┏━━

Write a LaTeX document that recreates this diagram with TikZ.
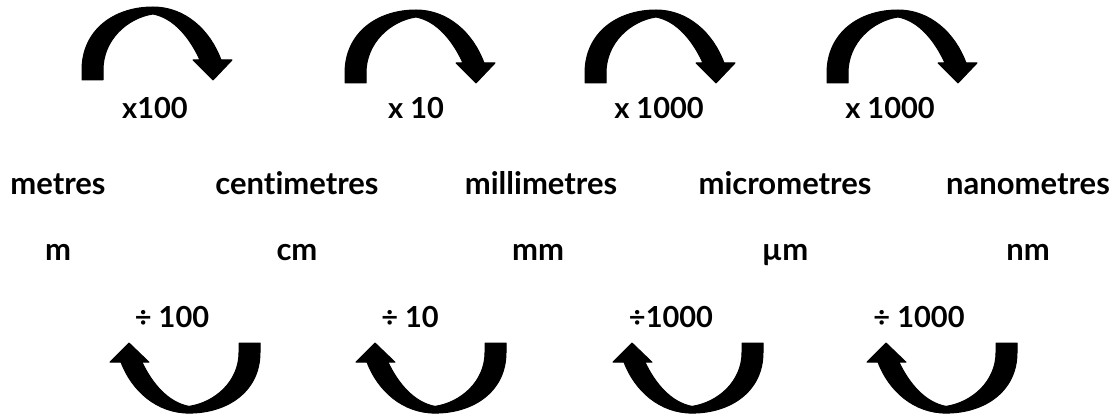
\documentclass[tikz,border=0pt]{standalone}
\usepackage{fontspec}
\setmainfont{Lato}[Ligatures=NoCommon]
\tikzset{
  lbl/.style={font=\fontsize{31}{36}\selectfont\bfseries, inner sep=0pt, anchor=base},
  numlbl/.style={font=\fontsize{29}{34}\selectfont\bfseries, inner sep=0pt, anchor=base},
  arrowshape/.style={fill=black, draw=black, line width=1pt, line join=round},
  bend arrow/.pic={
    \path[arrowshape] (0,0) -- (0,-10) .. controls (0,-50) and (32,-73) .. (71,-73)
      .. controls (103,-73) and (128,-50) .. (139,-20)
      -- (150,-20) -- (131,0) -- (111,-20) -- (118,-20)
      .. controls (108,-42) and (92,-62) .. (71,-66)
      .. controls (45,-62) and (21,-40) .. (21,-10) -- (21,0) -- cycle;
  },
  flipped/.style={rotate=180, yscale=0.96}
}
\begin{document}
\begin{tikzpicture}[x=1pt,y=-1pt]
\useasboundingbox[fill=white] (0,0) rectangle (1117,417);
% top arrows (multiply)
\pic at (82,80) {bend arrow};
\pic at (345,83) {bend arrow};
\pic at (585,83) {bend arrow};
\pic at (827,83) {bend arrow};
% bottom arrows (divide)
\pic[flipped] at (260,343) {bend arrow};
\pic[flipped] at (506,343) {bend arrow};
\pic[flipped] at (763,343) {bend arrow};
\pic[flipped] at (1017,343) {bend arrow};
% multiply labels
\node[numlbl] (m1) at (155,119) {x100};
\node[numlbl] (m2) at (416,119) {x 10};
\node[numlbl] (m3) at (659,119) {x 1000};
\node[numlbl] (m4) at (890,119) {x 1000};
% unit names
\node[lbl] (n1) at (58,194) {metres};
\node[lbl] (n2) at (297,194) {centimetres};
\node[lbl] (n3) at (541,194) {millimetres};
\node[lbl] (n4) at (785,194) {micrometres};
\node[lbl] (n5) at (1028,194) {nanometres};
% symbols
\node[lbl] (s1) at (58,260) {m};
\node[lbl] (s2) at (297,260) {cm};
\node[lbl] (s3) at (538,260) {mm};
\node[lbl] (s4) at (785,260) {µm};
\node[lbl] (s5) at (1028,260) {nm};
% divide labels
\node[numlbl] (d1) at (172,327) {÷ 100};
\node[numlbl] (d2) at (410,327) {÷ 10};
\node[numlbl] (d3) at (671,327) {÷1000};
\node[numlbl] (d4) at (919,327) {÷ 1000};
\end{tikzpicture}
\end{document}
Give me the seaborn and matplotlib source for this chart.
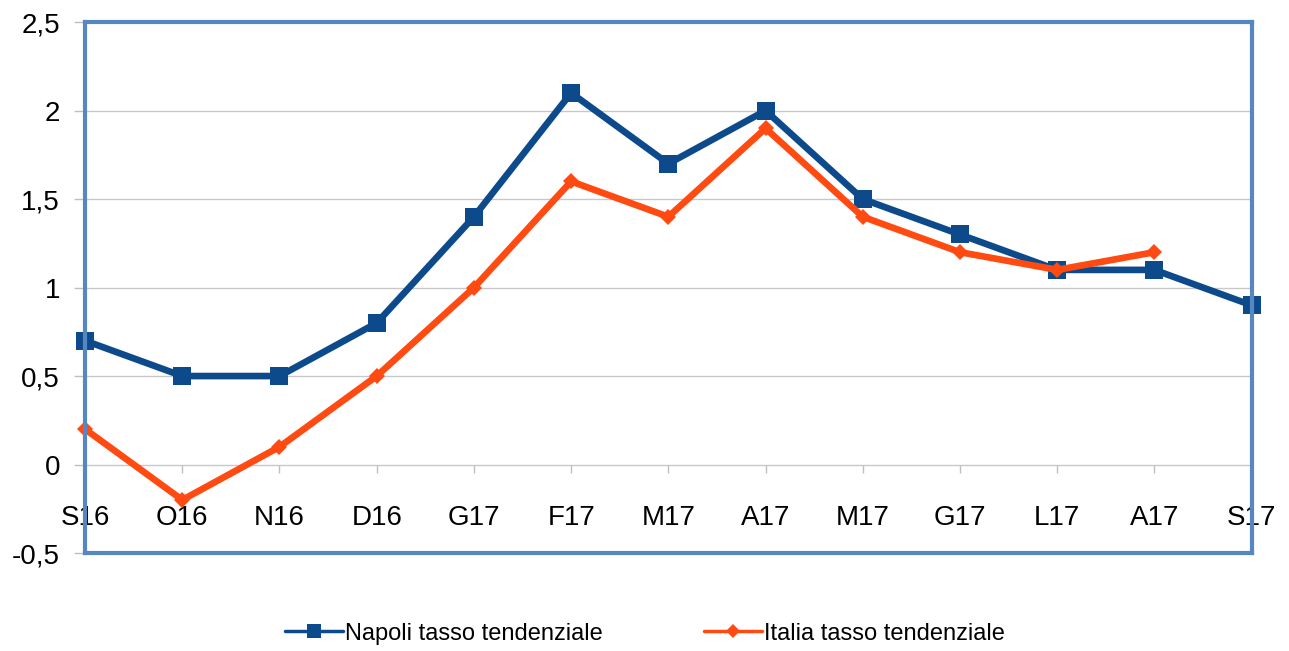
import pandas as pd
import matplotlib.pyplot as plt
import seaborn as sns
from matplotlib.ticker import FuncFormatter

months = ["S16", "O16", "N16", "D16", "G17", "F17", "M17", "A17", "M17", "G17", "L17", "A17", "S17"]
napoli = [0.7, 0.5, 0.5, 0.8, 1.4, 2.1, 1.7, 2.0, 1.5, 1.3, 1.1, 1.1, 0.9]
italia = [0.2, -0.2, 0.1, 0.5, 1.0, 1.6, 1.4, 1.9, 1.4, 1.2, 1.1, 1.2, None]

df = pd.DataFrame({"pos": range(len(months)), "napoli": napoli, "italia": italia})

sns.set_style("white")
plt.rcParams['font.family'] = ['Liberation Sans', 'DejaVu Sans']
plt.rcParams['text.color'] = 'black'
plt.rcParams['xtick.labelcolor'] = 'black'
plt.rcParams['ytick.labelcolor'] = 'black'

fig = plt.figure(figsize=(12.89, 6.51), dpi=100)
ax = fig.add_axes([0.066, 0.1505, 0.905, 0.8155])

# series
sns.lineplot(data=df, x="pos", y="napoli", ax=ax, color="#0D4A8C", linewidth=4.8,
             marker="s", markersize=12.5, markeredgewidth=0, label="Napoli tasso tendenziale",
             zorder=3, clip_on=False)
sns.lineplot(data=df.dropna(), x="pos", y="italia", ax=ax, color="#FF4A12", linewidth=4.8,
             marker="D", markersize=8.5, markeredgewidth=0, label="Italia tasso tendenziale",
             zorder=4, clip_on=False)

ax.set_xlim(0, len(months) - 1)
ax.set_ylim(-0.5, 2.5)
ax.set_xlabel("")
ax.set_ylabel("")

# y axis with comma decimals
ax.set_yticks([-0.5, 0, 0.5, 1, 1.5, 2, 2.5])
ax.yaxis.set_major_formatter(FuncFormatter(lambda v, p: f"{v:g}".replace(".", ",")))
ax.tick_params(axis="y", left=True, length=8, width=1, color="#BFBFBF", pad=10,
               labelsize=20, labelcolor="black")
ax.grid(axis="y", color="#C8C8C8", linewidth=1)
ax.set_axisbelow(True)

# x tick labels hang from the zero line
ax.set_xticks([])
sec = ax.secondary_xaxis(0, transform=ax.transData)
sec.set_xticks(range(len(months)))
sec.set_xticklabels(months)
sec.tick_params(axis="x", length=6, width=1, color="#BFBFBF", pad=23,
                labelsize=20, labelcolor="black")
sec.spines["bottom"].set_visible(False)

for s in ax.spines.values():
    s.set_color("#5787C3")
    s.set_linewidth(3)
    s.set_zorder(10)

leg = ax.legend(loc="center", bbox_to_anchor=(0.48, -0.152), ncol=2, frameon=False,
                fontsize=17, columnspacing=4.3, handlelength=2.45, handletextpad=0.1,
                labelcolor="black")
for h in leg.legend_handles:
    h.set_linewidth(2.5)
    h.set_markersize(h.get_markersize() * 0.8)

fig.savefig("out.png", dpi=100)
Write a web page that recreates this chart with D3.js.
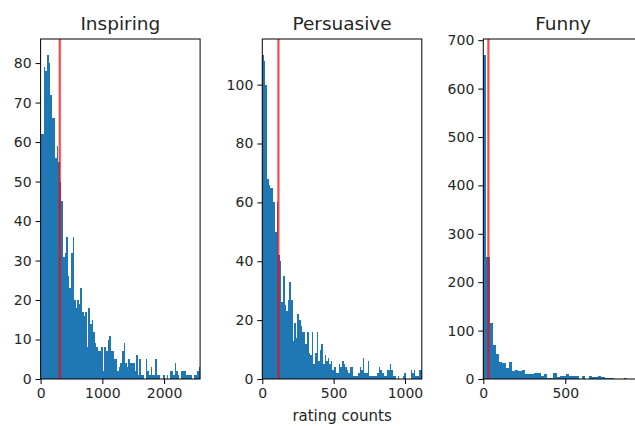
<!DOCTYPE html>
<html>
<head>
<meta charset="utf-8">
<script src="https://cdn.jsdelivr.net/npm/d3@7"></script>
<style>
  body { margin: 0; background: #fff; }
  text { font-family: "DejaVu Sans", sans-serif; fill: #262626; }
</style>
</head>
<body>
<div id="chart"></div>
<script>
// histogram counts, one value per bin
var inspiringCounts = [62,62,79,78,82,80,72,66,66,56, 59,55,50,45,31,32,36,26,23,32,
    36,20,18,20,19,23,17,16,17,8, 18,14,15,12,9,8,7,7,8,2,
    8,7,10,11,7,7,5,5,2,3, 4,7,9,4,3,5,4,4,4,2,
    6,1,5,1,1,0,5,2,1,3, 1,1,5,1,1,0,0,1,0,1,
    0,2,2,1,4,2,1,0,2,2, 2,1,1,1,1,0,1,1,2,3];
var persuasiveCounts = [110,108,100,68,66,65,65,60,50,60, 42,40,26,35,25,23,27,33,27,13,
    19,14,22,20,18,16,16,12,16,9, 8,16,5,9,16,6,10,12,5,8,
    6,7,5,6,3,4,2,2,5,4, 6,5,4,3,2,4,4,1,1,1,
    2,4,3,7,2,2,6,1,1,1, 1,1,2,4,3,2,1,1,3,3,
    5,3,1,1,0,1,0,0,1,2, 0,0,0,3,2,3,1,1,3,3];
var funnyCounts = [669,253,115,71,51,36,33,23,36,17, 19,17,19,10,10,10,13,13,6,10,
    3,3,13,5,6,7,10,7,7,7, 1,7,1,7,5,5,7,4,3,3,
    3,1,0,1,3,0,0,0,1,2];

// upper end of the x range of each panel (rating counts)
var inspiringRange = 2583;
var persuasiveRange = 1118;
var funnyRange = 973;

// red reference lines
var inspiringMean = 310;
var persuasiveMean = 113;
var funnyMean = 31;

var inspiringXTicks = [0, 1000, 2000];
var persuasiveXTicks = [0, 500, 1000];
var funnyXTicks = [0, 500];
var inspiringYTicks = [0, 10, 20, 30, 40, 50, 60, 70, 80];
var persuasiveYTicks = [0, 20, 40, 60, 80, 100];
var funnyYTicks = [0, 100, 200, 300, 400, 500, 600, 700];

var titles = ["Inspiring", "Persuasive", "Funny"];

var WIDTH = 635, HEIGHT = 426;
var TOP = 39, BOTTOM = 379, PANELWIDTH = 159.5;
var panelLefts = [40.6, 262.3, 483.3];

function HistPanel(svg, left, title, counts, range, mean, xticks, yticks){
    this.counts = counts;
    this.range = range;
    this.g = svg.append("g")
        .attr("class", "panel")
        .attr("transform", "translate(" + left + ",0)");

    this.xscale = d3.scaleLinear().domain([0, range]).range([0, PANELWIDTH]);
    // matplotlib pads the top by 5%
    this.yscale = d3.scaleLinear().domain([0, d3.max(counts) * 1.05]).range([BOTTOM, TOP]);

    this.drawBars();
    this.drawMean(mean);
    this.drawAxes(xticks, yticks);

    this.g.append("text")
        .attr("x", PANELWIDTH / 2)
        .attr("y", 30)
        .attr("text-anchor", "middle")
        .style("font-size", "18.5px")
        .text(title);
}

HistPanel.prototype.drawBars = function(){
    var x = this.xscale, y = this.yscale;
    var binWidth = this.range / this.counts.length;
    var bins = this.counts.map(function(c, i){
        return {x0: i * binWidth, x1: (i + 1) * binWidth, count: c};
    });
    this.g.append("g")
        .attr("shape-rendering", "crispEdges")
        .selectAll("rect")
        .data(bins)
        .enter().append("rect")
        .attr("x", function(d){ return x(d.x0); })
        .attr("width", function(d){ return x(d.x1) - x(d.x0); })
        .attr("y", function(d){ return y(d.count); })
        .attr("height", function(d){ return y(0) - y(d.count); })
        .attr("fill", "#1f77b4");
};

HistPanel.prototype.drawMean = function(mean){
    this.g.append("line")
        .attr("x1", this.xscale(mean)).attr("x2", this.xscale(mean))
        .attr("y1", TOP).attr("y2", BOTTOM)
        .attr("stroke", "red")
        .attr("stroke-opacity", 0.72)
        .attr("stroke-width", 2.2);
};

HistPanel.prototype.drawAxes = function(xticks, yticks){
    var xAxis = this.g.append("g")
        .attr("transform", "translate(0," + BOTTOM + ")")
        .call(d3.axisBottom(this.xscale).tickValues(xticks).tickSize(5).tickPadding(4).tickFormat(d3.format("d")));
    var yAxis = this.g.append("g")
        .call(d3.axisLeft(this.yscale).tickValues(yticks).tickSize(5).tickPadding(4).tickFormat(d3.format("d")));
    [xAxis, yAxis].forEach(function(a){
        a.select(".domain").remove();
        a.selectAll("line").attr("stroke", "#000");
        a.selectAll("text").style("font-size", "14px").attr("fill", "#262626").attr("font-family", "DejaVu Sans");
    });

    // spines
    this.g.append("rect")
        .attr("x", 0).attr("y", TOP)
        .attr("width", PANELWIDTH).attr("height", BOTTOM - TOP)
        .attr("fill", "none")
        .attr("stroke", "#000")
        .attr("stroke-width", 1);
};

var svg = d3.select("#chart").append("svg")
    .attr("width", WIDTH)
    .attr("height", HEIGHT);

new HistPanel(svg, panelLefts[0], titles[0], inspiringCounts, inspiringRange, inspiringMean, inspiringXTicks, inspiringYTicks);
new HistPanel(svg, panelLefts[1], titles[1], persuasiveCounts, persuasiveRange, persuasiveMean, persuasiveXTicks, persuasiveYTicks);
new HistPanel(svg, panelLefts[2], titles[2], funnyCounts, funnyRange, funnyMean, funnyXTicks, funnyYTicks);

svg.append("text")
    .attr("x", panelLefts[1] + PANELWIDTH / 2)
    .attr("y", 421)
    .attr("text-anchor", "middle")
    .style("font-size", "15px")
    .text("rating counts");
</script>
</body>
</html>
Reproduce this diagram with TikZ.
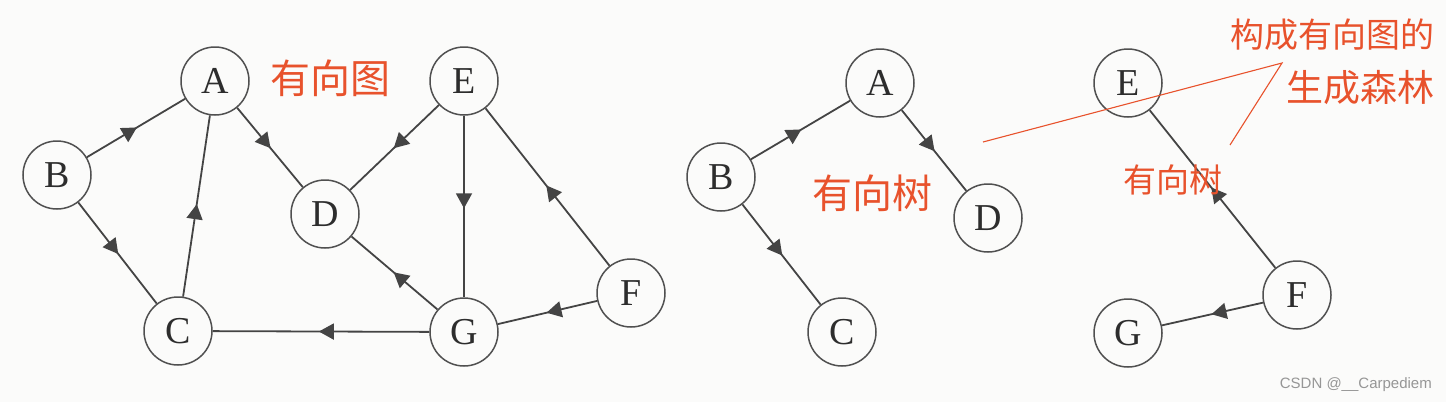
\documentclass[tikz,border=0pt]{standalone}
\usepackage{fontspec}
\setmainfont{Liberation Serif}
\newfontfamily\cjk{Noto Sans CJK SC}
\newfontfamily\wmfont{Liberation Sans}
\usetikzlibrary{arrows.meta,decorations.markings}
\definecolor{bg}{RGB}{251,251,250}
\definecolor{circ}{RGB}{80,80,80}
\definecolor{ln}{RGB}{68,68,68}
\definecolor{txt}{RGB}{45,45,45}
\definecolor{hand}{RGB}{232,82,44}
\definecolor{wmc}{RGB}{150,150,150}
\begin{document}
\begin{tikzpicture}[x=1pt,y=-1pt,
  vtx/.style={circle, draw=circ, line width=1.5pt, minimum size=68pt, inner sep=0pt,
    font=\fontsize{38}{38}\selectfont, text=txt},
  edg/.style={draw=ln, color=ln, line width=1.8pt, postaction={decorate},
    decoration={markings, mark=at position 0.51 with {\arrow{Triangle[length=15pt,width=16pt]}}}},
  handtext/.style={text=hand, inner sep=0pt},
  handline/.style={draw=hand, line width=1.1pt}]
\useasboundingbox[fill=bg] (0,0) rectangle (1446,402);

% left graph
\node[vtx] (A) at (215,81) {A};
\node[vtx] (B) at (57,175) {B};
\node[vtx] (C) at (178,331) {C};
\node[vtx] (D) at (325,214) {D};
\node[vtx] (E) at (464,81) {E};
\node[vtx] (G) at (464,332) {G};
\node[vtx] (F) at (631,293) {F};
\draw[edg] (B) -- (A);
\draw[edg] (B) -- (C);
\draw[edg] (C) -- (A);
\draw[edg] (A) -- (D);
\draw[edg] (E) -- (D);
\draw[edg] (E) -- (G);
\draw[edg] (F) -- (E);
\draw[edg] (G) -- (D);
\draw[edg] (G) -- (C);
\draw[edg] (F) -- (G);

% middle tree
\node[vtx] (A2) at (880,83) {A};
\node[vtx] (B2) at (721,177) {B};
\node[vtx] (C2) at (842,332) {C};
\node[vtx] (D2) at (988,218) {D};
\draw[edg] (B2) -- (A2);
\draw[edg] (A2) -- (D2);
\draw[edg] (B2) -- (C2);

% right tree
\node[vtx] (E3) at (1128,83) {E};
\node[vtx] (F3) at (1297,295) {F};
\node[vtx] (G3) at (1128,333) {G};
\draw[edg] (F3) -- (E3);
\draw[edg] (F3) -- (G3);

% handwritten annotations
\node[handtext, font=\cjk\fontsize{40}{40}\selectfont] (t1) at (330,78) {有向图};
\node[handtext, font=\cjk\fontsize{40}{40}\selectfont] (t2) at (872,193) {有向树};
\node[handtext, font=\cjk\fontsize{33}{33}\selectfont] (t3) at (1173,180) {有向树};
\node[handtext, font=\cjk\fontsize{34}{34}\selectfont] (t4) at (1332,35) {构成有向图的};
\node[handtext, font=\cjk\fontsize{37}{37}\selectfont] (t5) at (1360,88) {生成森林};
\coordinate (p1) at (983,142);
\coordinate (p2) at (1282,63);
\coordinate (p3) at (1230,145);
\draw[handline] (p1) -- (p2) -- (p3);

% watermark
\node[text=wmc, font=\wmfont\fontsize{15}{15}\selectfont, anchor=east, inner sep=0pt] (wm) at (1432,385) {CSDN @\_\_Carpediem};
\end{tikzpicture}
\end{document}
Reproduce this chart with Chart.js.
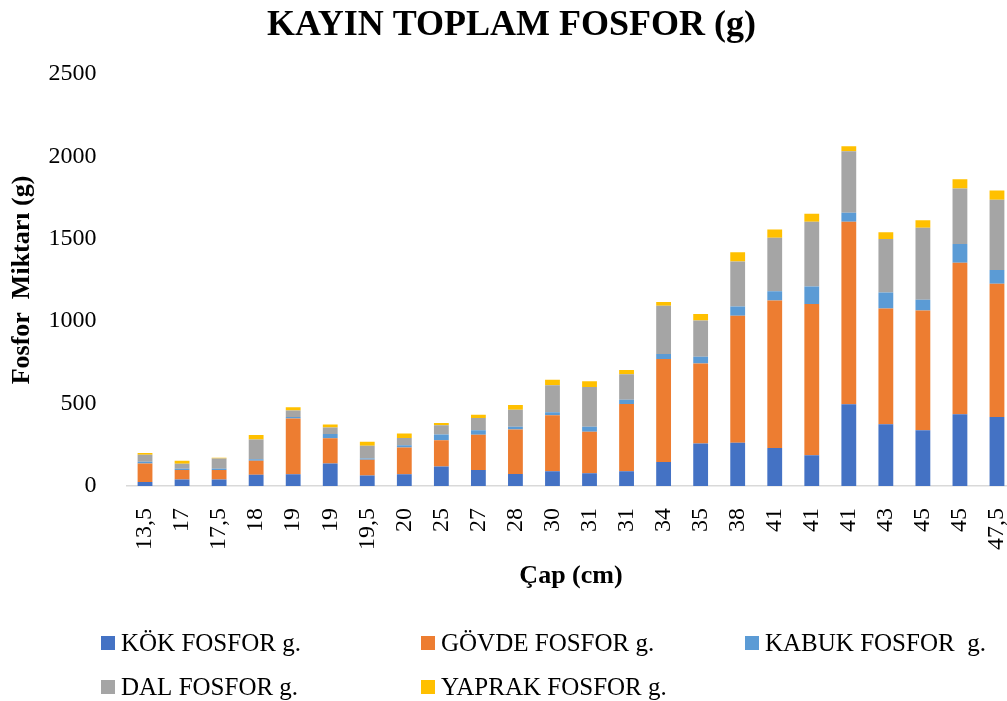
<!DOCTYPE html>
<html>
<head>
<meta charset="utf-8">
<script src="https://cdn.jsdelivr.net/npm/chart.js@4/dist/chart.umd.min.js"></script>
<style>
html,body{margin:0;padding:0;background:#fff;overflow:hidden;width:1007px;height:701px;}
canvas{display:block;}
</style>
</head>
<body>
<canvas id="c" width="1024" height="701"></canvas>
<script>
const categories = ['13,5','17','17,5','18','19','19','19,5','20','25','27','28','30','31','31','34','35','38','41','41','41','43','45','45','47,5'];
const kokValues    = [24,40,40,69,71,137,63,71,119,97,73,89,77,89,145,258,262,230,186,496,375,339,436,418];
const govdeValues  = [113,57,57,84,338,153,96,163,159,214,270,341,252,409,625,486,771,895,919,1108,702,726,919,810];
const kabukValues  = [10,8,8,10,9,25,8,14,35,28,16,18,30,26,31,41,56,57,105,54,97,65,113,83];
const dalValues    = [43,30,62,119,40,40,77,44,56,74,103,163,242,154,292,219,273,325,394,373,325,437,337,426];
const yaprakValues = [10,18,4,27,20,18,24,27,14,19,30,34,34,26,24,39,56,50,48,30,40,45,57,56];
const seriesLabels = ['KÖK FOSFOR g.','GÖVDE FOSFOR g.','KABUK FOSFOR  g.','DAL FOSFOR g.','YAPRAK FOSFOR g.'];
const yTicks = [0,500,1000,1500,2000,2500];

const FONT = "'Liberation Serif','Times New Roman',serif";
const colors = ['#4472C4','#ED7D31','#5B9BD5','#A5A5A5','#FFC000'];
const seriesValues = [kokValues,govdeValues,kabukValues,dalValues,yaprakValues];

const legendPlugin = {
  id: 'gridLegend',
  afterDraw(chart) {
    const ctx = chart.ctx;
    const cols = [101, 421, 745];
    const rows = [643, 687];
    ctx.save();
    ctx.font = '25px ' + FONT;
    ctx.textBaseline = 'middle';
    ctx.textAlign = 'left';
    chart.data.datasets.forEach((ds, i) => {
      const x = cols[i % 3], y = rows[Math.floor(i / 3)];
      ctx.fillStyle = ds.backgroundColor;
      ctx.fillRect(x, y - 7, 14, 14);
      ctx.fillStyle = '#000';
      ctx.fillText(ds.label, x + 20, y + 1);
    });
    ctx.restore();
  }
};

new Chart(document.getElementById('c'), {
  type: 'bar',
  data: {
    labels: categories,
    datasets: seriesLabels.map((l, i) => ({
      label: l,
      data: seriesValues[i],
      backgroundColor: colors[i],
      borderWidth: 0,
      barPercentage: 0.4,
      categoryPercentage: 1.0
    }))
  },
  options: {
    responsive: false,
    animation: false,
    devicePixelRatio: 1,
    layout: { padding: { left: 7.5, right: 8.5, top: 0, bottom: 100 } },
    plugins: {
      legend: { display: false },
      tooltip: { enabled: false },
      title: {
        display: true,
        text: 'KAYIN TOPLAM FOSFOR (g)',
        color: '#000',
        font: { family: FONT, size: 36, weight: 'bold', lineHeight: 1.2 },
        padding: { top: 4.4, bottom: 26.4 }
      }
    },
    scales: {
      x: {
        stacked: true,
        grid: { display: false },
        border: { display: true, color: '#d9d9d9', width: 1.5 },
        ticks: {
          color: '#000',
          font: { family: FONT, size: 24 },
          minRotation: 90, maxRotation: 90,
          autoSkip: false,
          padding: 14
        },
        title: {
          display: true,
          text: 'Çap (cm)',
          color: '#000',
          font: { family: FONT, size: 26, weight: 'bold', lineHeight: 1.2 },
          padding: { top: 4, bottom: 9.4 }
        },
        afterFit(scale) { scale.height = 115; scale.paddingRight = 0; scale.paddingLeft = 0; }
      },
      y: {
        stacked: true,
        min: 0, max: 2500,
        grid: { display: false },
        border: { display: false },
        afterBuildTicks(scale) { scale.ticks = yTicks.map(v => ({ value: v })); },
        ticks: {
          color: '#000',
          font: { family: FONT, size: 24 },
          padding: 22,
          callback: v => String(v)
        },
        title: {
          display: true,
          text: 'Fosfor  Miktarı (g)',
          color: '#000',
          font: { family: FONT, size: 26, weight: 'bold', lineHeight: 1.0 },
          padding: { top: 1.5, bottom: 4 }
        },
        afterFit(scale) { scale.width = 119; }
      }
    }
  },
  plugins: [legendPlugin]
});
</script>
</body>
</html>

┗━━

◆ GOAL ◆
Whichever lines contain the string "with", select and copy them.

◆ THE RESPONSE ◆
Write a LaTeX document that recreates this diagram with TikZ.
# y axis with comma decimals
Write a web page that recreates this chart with D3.js.
Reproduce this diagram with TikZ.
    decoration={markings, mark=at position 0.51 with {\arrow{Triangle[length=15pt,width=16pt]}}}},
Reproduce this chart with Chart.js.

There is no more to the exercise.